== COLLECTED DATA ==
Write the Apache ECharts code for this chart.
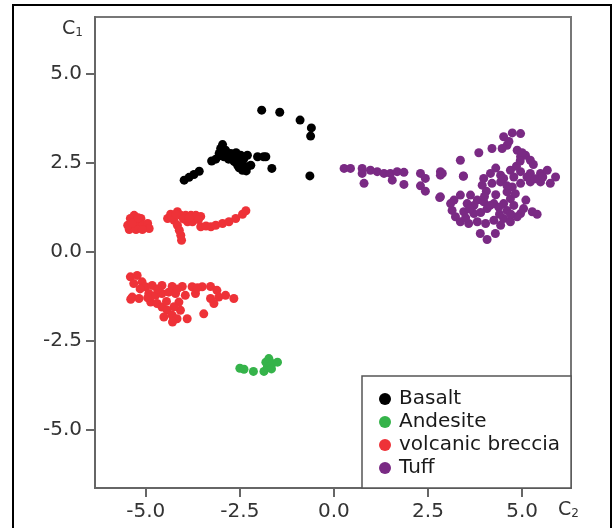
<!DOCTYPE html>
<html>
<head>
<meta charset="utf-8">
<script src="https://cdn.jsdelivr.net/npm/echarts@6/dist/echarts.min.js"></script>
<style>
html,body{margin:0;padding:0;background:#fff;}
#chart{width:612px;height:528px;}
</style>
</head>
<body>
<div id="chart"></div>
<script>
var seriesNames = ['Basalt', 'Andesite', 'volcanic breccia', 'Tuff'];
var seriesColors = ['#000000', '#35b34a', '#ee3238', '#7a2a84'];
var tickValues = [-5, -2.5, 0, 2.5, 5];

var basalt = [
  [-1.92,3.98],[-1.44,3.92],[-0.90,3.70],[-0.60,3.48],[-0.62,3.25],[-0.64,2.13],
  [-1.65,2.34],[-1.87,2.67],[-2.03,2.67],[-1.81,2.67],[-3.98,2.01],[-3.85,2.09],
  [-3.72,2.17],[-3.58,2.26],[-3.25,2.55],[-3.14,2.60],[-2.96,3.01],[-3.01,2.90],
  [-3.05,2.76],[-2.88,2.85],[-2.74,2.76],[-2.65,2.67],[-2.56,2.57],[-2.48,2.48],
  [-2.39,2.34],[-2.30,2.39],[-2.21,2.43],[-2.30,2.71],[-2.48,2.71],[-2.56,2.43],
  [-2.43,2.29],[-2.33,2.27],[-2.65,2.53],[-2.92,2.67],[-3.00,2.70],[-2.80,2.60],
  [-2.95,2.80],[-2.70,2.62],[-2.52,2.36],[-2.40,2.60],[-2.60,2.78],[-2.85,2.72]
];
var andesite = [
  [-2.50,-3.28],[-2.39,-3.31],[-2.14,-3.37],[-1.86,-3.37],[-1.77,-3.25],
  [-1.81,-3.11],[-1.73,-3.01],[-1.64,-3.15],[-1.50,-3.11],[-1.66,-3.30]
];
var breccia = [
  [-5.44,0.62],[-5.48,0.74],[-5.41,0.93],[-5.31,1.02],[-5.26,0.84],[-5.13,0.93],
  [-5.09,0.74],[-4.95,0.79],[-4.91,0.65],[-5.26,0.62],[-5.09,0.62],[-5.36,0.80],
  [-5.20,0.95],[-4.42,0.93],[-4.34,1.05],[-4.16,1.12],[-4.07,1.02],[-4.25,0.88],
  [-4.16,0.74],[-4.11,0.60],[-4.07,0.46],[-4.05,0.32],[-3.94,1.02],[-3.80,1.02],
  [-3.67,1.02],[-3.54,0.99],[-3.89,0.84],[-3.76,0.84],[-3.54,0.70],[-3.27,0.70],
  [-3.14,0.74],[-2.96,0.79],[-2.79,0.84],[-2.61,0.93],[-2.43,1.05],[-2.34,1.15],
  [-4.30,0.98],[-4.00,0.92],[-3.85,0.95],[-4.20,1.05],[-3.60,0.90],[-3.40,0.72],
  [-5.41,-0.71],[-5.23,-0.67],[-5.32,-0.90],[-5.10,-0.85],[-5.01,-0.99],[-4.83,-0.95],
  [-4.57,-0.95],[-4.30,-0.98],[-4.03,-0.98],[-3.77,-0.99],[-3.50,-0.99],[-3.28,-0.98],
  [-3.11,-1.09],[-3.06,-1.28],[-2.88,-1.23],[-2.66,-1.32],[-3.19,-1.46],[-3.28,-1.32],
  [-4.92,-1.18],[-4.74,-1.23],[-4.57,-1.18],[-4.39,-1.14],[-4.21,-1.18],[-4.87,-1.42],
  [-4.70,-1.46],[-4.57,-1.56],[-4.43,-1.65],[-4.30,-1.79],[-4.17,-1.89],[-4.08,-1.65],
  [-4.12,-1.42],[-4.52,-1.84],[-5.36,-1.28],[-5.18,-1.32],[-3.90,-1.89],[-3.46,-1.75],
  [-3.95,-1.23],[-3.68,-1.18],[-5.40,-1.34],[-4.29,-1.98],[-4.69,-1.05],[-4.95,-1.30],
  [-4.45,-1.40],[-4.25,-1.55],[-3.63,-1.02],[-4.16,-1.05],[-5.15,-1.05]
];
var tuff = [
  [0.27,2.34],[0.44,2.34],[0.75,2.34],[0.75,2.20],[0.97,2.29],[1.15,2.25],[1.33,2.20],
  [1.50,2.20],[1.68,2.25],[1.86,2.23],[1.55,2.01],[0.80,1.92],[1.86,1.89],[2.30,2.20],
  [2.43,2.06],[2.30,1.85],[2.43,1.70],[2.83,2.25],[2.83,2.15],[2.81,1.52],[3.44,2.13],
  [4.51,3.23],[4.74,3.34],[4.96,3.32],[4.60,2.99],[4.47,2.90],[4.87,2.85],[5.09,2.71],
  [5.22,2.57],[4.96,2.67],[4.65,3.10],[5.00,2.78],
  [3.98,2.06],[4.16,2.20],[4.43,2.15],[4.69,2.29],[4.96,2.25],[5.22,2.20],[5.49,2.20],
  [5.67,2.29],[5.89,2.10],[5.75,1.92],[5.49,1.96],[5.22,1.96],[4.96,1.92],[4.74,1.82],
  [4.60,1.68],[4.43,1.96],[4.20,1.92],[3.94,1.87],[4.78,2.10],[5.13,2.10],[4.51,2.06],
  [4.30,2.35],[4.85,2.40],[5.35,2.05],[4.05,1.70],
  [3.19,1.45],[3.36,1.59],[3.63,1.59],[3.81,1.45],[3.98,1.40],[4.25,1.35],[4.51,1.35],
  [4.69,1.49],[4.78,1.30],[5.04,1.21],[5.27,1.12],[5.40,1.05],[4.96,1.07],[4.60,1.16],
  [4.07,1.21],[3.72,1.30],[3.54,1.35],[4.82,1.63],[4.38,1.25],[4.15,1.30],
  [3.10,1.35],[3.14,1.16],[3.23,0.98],[3.36,0.84],[3.58,0.79],[3.81,0.84],[4.03,0.79],
  [4.25,0.88],[4.51,0.93],[4.43,0.74],[4.69,0.84],[4.87,0.98],[3.89,0.51],[4.07,0.34],
  [4.29,0.51],[3.72,1.07],[3.45,1.12],
  [4.20,2.90],[3.85,2.78],[3.36,2.57],[3.44,2.12],[2.88,2.20],[2.83,1.54],
  [4.30,1.60],[4.00,1.55],[4.60,1.85],[5.10,1.45],[3.90,1.10],[4.40,1.05],[3.50,0.95],
  [4.95,2.55],[5.30,2.45],[4.70,1.05],[3.60,1.20],[5.55,2.10]
];
var seriesData = [basalt, andesite, breccia, tuff];

var fontFam = 'DejaVu Sans';
var chart = echarts.init(document.getElementById('chart'), null, {renderer: 'canvas'});

function fmt(v) { return v.toFixed(1); }

var option = {
  backgroundColor: '#ffffff',
  animation: false,
  graphic: [{
    type: 'rect',
    shape: {x: 13, y: 5, width: 598, height: 560},
    style: {fill: 'none', stroke: '#000', lineWidth: 2},
    silent: true
  }],
  grid: {
    left: 95, top: 17, right: 41, bottom: 40,
    show: true, borderColor: '#777', borderWidth: 2, backgroundColor: 'transparent'
  },
  legend: {
    orient: 'vertical',
    left: 362, top: 376,
    padding: [13, 11, 10, 17],
    itemGap: 3,
    itemWidth: 12, itemHeight: 12,
    icon: 'circle',
    backgroundColor: '#fff',
    borderColor: '#555', borderWidth: 1.5,
    textStyle: {fontFamily: fontFam, fontSize: 20, color: '#1a1a1a', lineHeight: 20, padding: [0, 0, 0, 3]},
    data: seriesNames
  },
  xAxis: {
    type: 'value',
    min: -6.35, max: 6.3,
    name: '{c|C}{s|2}',
    nameLocation: 'end',
    nameGap: -13,
    nameTextStyle: {
      align: 'left', verticalAlign: 'top', padding: [13, 0, 0, 0],
      rich: {
        c: {fontFamily: fontFam, fontSize: 19, color: '#333'},
        s: {fontFamily: fontFam, fontSize: 12, color: '#333', verticalAlign: 'bottom'}
      }
    },
    axisLine: {show: true, onZero: false, lineStyle: {color: '#666', width: 2}},
    axisTick: {show: true, inside: false, length: 9, customValues: tickValues, lineStyle: {color: '#666', width: 2}},
    axisLabel: {customValues: tickValues, margin: 14, formatter: fmt, fontFamily: fontFam, fontSize: 20, color: '#333'},
    splitLine: {show: false}
  },
  yAxis: {
    type: 'value',
    min: -6.65, max: 6.6,
    name: '{c|C}{s|1}',
    nameLocation: 'end',
    nameGap: -3,
    nameTextStyle: {
      align: 'right', verticalAlign: 'top', padding: [0, 12, 0, 0],
      rich: {
        c: {fontFamily: fontFam, fontSize: 19, color: '#333'},
        s: {fontFamily: fontFam, fontSize: 12, color: '#333', verticalAlign: 'bottom'}
      }
    },
    axisLine: {show: true, onZero: false, lineStyle: {color: '#666', width: 2}},
    axisTick: {show: true, inside: false, length: 9, customValues: tickValues, lineStyle: {color: '#666', width: 2}},
    axisLabel: {customValues: tickValues, margin: 13, formatter: fmt, fontFamily: fontFam, fontSize: 20, color: '#333'},
    splitLine: {show: false}
  },
  series: seriesNames.map(function (n, i) {
    return {
      name: n,
      type: 'scatter',
      symbol: 'circle',
      symbolSize: 9,
      itemStyle: {color: seriesColors[i], opacity: 1},
      data: seriesData[i]
    };
  })
};
chart.setOption(option);
</script>
</body>
</html>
===
Restate each line from the start of the listing through the line bearing "var tickValues = [-5, -2.5, 0, 2.5, 5];" word for word. Drop the pictures.

Write the Apache ECharts code for this chart.
<!DOCTYPE html>
<html>
<head>
<meta charset="utf-8">
<script src="https://cdn.jsdelivr.net/npm/echarts@6/dist/echarts.min.js"></script>
<style>
html,body{margin:0;padding:0;background:#fff;}
#chart{width:612px;height:528px;}
</style>
</head>
<body>
<div id="chart"></div>
<script>
var seriesNames = ['Basalt', 'Andesite', 'volcanic breccia', 'Tuff'];
var seriesColors = ['#000000', '#35b34a', '#ee3238', '#7a2a84'];
var tickValues = [-5, -2.5, 0, 2.5, 5];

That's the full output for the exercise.